◆ Stated goal
Starting at the top of the listing, extract every line up to and including the one with "(model) at (318,619)". Pictures stay out of the copy.
-- BEGIN Provided material --
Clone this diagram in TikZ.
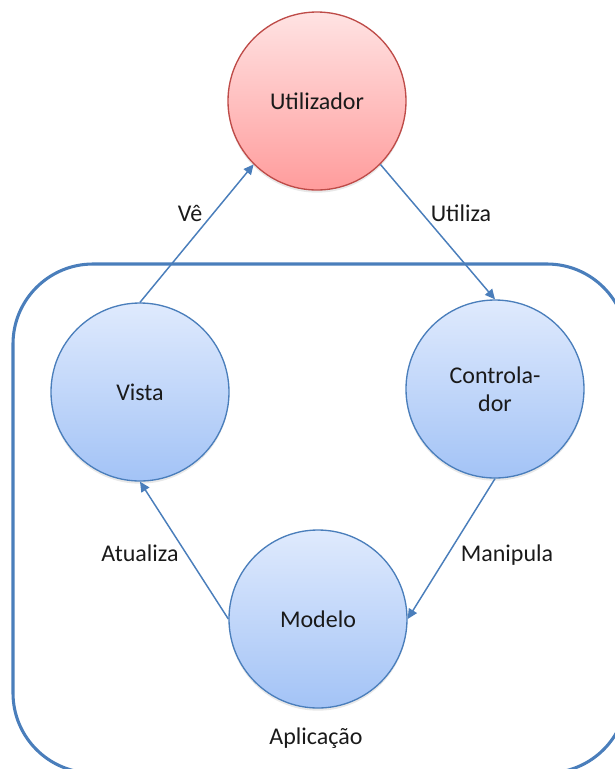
\documentclass[tikz,border=0pt]{standalone}
\usepackage{fontspec}
\setmainfont{Carlito}
\usetikzlibrary{arrows.meta,shadows}

\definecolor{edgeblue}{HTML}{4A7EBB}
\definecolor{fillbluetop}{HTML}{DFEAFD}
\definecolor{fillbluebot}{HTML}{A3C3F6}
\definecolor{fillredtop}{HTML}{FFE3E3}
\definecolor{fillredbot}{HTML}{FF9C9C}
\definecolor{edgered}{HTML}{BE4B48}
\definecolor{textdark}{HTML}{1A1A1A}

\tikzset{
  role/.style={circle, minimum size=133.5pt, inner sep=0pt, line width=1pt,
    text=textdark, font=\fontsize{18}{21}\selectfont, align=center,
    drop shadow={opacity=0.18, shadow xshift=0pt, shadow yshift=-2pt}},
  bluerole/.style={role, draw=edgeblue, top color=fillbluetop, bottom color=fillbluebot},
  redrole/.style={role, draw=edgered, top color=fillredtop, bottom color=fillredbot},
  flow/.style={draw=edgeblue, line width=1.1pt,
    -{Triangle[length=7.5pt,width=7pt]}},
  tag/.style={text=textdark, font=\fontsize{18}{21}\selectfont, inner sep=0pt},
  appframe/.style={draw=edgeblue, line width=2.3pt, rounded corners=60pt}
}

\begin{document}
\begin{tikzpicture}[x=0.75pt,y=-0.75pt]
  \useasboundingbox (0,0) rectangle (615,769);
  \clip (0,0) rectangle (615,769);

  % application frame
  \draw[appframe] (13,264) rectangle (627,773);

  % participants
  \node[redrole]  (user) at (317,101) {Utilizador};
  \node[bluerole] (view) at (140,392) {Vista};
  \node[bluerole] (ctrl) at (495,389) {Controla-\\dor};
  \node[bluerole] (model) at (318,619) {Modelo};

  % interactions
  \draw[flow] (view.north) -- (user.south west);
  \draw[flow] (user.south east) -- (ctrl.north);
  \draw[flow] (ctrl.south) -- (model.east);
  \draw[flow] (model.west) -- (view.south);

  % labels
  \node[tag] (seeslbl)   at (190,213) {Vê};
  \node[tag] (useslbl)   at (461,213) {Utiliza};
  \node[tag] (updlbl)    at (140,553) {Atualiza};
  \node[tag] (manlbl)    at (507,555) {Manipula};
  \node[tag] (applbl)    at (316,738) {Aplicação};
\end{tikzpicture}
\end{document}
-- END Provided material --
◆ Task response
Clone this diagram in TikZ.
\documentclass[tikz,border=0pt]{standalone}
\usepackage{fontspec}
\setmainfont{Carlito}
\usetikzlibrary{arrows.meta,shadows}

\definecolor{edgeblue}{HTML}{4A7EBB}
\definecolor{fillbluetop}{HTML}{DFEAFD}
\definecolor{fillbluebot}{HTML}{A3C3F6}
\definecolor{fillredtop}{HTML}{FFE3E3}
\definecolor{fillredbot}{HTML}{FF9C9C}
\definecolor{edgered}{HTML}{BE4B48}
\definecolor{textdark}{HTML}{1A1A1A}

\tikzset{
  role/.style={circle, minimum size=133.5pt, inner sep=0pt, line width=1pt,
    text=textdark, font=\fontsize{18}{21}\selectfont, align=center,
    drop shadow={opacity=0.18, shadow xshift=0pt, shadow yshift=-2pt}},
  bluerole/.style={role, draw=edgeblue, top color=fillbluetop, bottom color=fillbluebot},
  redrole/.style={role, draw=edgered, top color=fillredtop, bottom color=fillredbot},
  flow/.style={draw=edgeblue, line width=1.1pt,
    -{Triangle[length=7.5pt,width=7pt]}},
  tag/.style={text=textdark, font=\fontsize{18}{21}\selectfont, inner sep=0pt},
  appframe/.style={draw=edgeblue, line width=2.3pt, rounded corners=60pt}
}

\begin{document}
\begin{tikzpicture}[x=0.75pt,y=-0.75pt]
  \useasboundingbox (0,0) rectangle (615,769);
  \clip (0,0) rectangle (615,769);

  % application frame
  \draw[appframe] (13,264) rectangle (627,773);

  % participants
  \node[redrole]  (user) at (317,101) {Utilizador};
  \node[bluerole] (view) at (140,392) {Vista};
  \node[bluerole] (ctrl) at (495,389) {Controla-\\dor};
  \node[bluerole] (model) at (318,619) {Modelo};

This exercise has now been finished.